23 W Washington St, Greenville, SC 29601
This is the only Belgian restaurant I’ve ever eaten at and man oh man, it’s a HARD 10/10. Trappe Door is actually one of my favorite restaurants I’ve eaten at over the course of ALL my travels. Because here’s the thing, when you go to a restaurant, you can happen upon a dish that’s a 10/10. However, the more items you try, the higher the chance that you will come across a dish that is less than perfect. There aren’t many restaurants where LITERALLY everything you try is a 10/10, and Trappe Door is one such restaurant. This literally underground gem in Greenville has an old-world atmosphere that transports your spirit to Belgium. Some things I tried included the Wild Mushroom Vol Au Vont appetizer prepared with seasonal wild mushrooms cooked in a white wine and garlic cream sauce served in a puff pastry boat. I mean, come on? How could I not order that–sauce, mushrooms pastry boat?? Sign me up!

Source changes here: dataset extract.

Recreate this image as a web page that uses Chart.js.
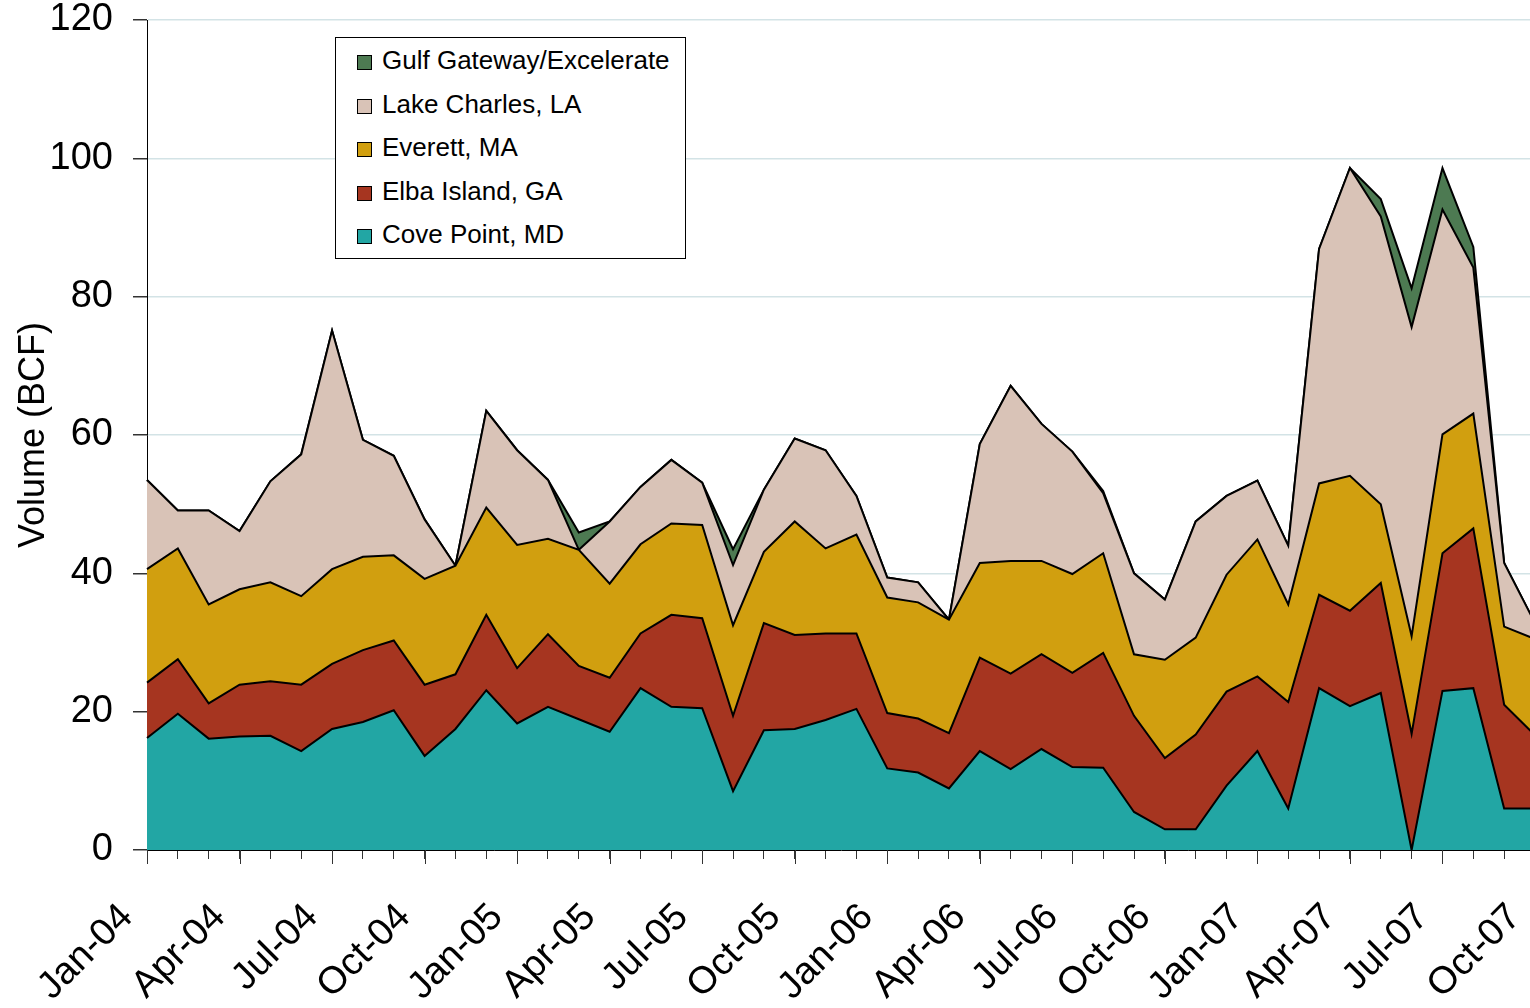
<!DOCTYPE html>
<html>
<head>
<meta charset="utf-8">
<script src="https://cdn.jsdelivr.net/npm/chart.js@4.4.1/dist/chart.umd.min.js"></script>
<style>
  html, body { margin: 0; padding: 0; background: #fff; overflow: hidden; }
  #wrap { position: relative; width: 1530px; height: 1008px; overflow: hidden; }
  #chart { position: absolute; left: 0; top: 0; }
  #legend {
    position: absolute; left: 335px; top: 37px; width: 349px; height: 220px;
    border: 1px solid #000; background: #fff;
    font-family: "Liberation Sans", Arial, sans-serif; font-size: 26px; color: #000;
  }
  #legend .item { position: absolute; left: 21px; height: 30px; line-height: 30px; white-space: nowrap; }
  #legend .box { display: inline-block; width: 13px; height: 13px; border: 1px solid #000; margin-right: 10px; vertical-align: -1px; }
</style>
</head>
<body>
<div id="wrap">
  <canvas id="chart" width="1545" height="1008" style="width:1545px;height:1008px"></canvas>
  <div id="legend"></div>
</div>
<script>
const meses = ['Jan-04','Feb-04','Mar-04','Apr-04','May-04','Jun-04','Jul-04','Aug-04','Sep-04','Oct-04','Nov-04','Dec-04',
  'Jan-05','Feb-05','Mar-05','Apr-05','May-05','Jun-05','Jul-05','Aug-05','Sep-05','Oct-05','Nov-05','Dec-05',
  'Jan-06','Feb-06','Mar-06','Apr-06','May-06','Jun-06','Jul-06','Aug-06','Sep-06','Oct-06','Nov-06','Dec-06',
  'Jan-07','Feb-07','Mar-07','Apr-07','May-07','Jun-07','Jul-07','Aug-07','Sep-07','Oct-07'];

const covePoint = [16.2,19.7,16.1,16.4,16.5,14.3,17.5,18.5,20.2,13.6,17.5,23.1,18.3,20.7,18.9,17.1,23.4,20.7,20.5,8.5,17.3,17.5,18.8,20.4,
  11.8,11.2,8.9,14.3,11.7,14.6,12.0,11.9,5.5,3.0,3.0,9.3,14.3,6.0,23.4,20.8,22.7,0,23.0,23.4,6.0,6.0];
const elbaIsland = [8.0,7.9,5.1,7.5,7.9,9.6,9.4,10.4,10.1,10.3,7.9,10.9,8.0,10.5,7.7,7.8,7.9,13.3,13.0,10.9,15.5,13.6,12.5,10.9,
  8.0,7.8,8.0,13.5,13.8,13.7,13.6,16.6,13.9,10.3,13.7,13.6,10.8,15.4,13.5,13.8,15.9,16.8,19.9,23.1,15.0,10.6];
const everett = [16.4,16.0,14.3,13.8,14.3,12.8,13.7,13.5,12.3,15.3,15.7,15.5,17.8,13.8,16.8,13.6,12.9,13.2,13.5,13.1,10.3,16.4,12.3,14.3,
  16.7,16.8,16.4,13.7,16.3,13.5,14.3,14.4,8.9,14.2,14.0,16.9,19.8,14.1,16.1,19.5,11.4,14.1,17.2,16.6,11.3,13.9];
const lakeCharles = [12.9,5.5,13.6,8.4,14.6,20.5,34.5,16.9,14.4,8.6,0,14.0,13.7,8.5,0,9.0,8.3,9.2,6.1,8.7,9.0,12.0,14.2,5.6,
  2.9,2.9,0,17.2,25.3,19.8,17.7,8.7,11.7,8.7,16.8,11.4,8.5,8.5,33.9,44.5,41.6,44.7,32.5,21.1,9.2,2.3];
const gulfGateway = [0,0,0,0,0,0,0,0,0,0,0,0,0,0,2.5,0,0,0,0,2.3,0,0,0,0,
  0,0,0,0,0,0,0,0.3,0,0,0,0,0,0,0,0,2.5,5.6,6.0,3.0,0,0];

const series = [
  { label: 'Cove Point, MD', data: covePoint, color: '#22A6A4' },
  { label: 'Elba Island, GA', data: elbaIsland, color: '#A63520' },
  { label: 'Everett, MA', data: everett, color: '#D19F0F' },
  { label: 'Lake Charles, LA', data: lakeCharles, color: '#D9C3B7' },
  { label: 'Gulf Gateway/Excelerate', data: gulfGateway, color: '#4D7A52' }
];

const fuente = '"Liberation Sans", Arial, sans-serif';

// leyenda en html, de arriba hacia abajo
const legend = document.getElementById('legend');
series.slice().reverse().forEach((s, i) => {
  const div = document.createElement('div');
  div.className = 'item';
  div.style.top = (7 + i * 43.5) + 'px';
  div.innerHTML = '<span class="box" style="background:' + s.color + '"></span>' + s.label;
  legend.appendChild(div);
});

// marcas largas en los meses con etiqueta
const marcasLargas = {
  id: 'marcasLargas',
  afterDraw(chart) {
    const x = chart.scales.x;
    const ctx = chart.ctx;
    ctx.save();
    ctx.strokeStyle = '#333';
    ctx.lineWidth = 1;
    meses.forEach((m, i) => {
      if (i % 3 !== 0) return;
      const px = Math.round(x.getPixelForValue(i)) + 0.5;
      ctx.beginPath();
      ctx.moveTo(px, x.top);
      ctx.lineTo(px, x.top + 14);
      ctx.stroke();
    });
    ctx.restore();
  }
};

new Chart(document.getElementById('chart').getContext('2d'), {
  type: 'line',
  data: {
    labels: meses,
    datasets: series.map((s, i) => ({
      label: s.label,
      data: s.data,
      backgroundColor: s.color,
      borderColor: '#000',
      borderWidth: 2,
      pointRadius: 0,
      tension: 0,
      fill: i === 0 ? 'origin' : '-1'
    }))
  },
  options: {
    responsive: false,
    animation: false,
    layout: { padding: { top: 20, right: 10, left: 0, bottom: 0 } },
    plugins: { legend: { display: false }, tooltip: { enabled: false } },
    scales: {
      x: {
        offset: false,
        grid: { drawOnChartArea: false, drawTicks: true, tickLength: 9, color: '#333' },
        border: { color: '#000', width: 1 },
        ticks: {
          autoSkip: false,
          maxRotation: 45,
          minRotation: 45,
          padding: 36,
          labelOffset: -20,
          color: '#000',
          font: { family: fuente, size: 38 },
          callback: (v, i) => (i % 3 === 0 ? meses[i] : '')
        },
        afterFit: (scale) => { scale.height = 158; scale.paddingLeft = 0; scale.paddingRight = 0; }
      },
      y: {
        stacked: true,
        min: 0,
        max: 120,
        ticks: { stepSize: 20, padding: 20, color: '#000', font: { family: fuente, size: 38 } },
        grid: { color: '#D3E3E6', lineWidth: 1.5, tickLength: 14, tickColor: '#333' },
        border: { color: '#000', width: 1 },
        title: { display: true, text: 'Volume (BCF)', color: '#000', font: { family: fuente, size: 36 }, padding: { top: 12, bottom: 0 } },
        afterFit: (scale) => { scale.width = 147; scale.paddingTop = 0; scale.paddingBottom = 0; }
      }
    }
  },
  plugins: [marcasLargas]
});
</script>
</body>
</html>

The restaurant has a selection of “MOULES FRITES,” that’s a pot of mussels served in a hot, flavored broth with a side of French fries. I tried the more traditional Mariniere broth made with white wine, garlic, and shallots (pic featured top left). My mom and I shared two entrees so we could maximize how many things we tried. The first was the Sautéed Duck Breast. In my travels, I have found that no one makes duck quite like the English do in Great Britain. I’m talking about that crispy, fatty skin paired with juicy plump meat, which sadly too many people dry out. This duck dish took me back to my time in the UK in a blissful way. The entree (pic featured bottom left) was served with a cherry beer sauce, shallot and bacon-diced potatoes, and asparagus. My FAVORITE thing on the menu though was their house special meatballs. I am not kidding you — I ordered a LARGE JAR of these to-go and carried them home with me on the airplane. Soft and bouncy texture, moist contents, a flavor rich and indulgent. Dude . . . I need to get back to this restaurant one day.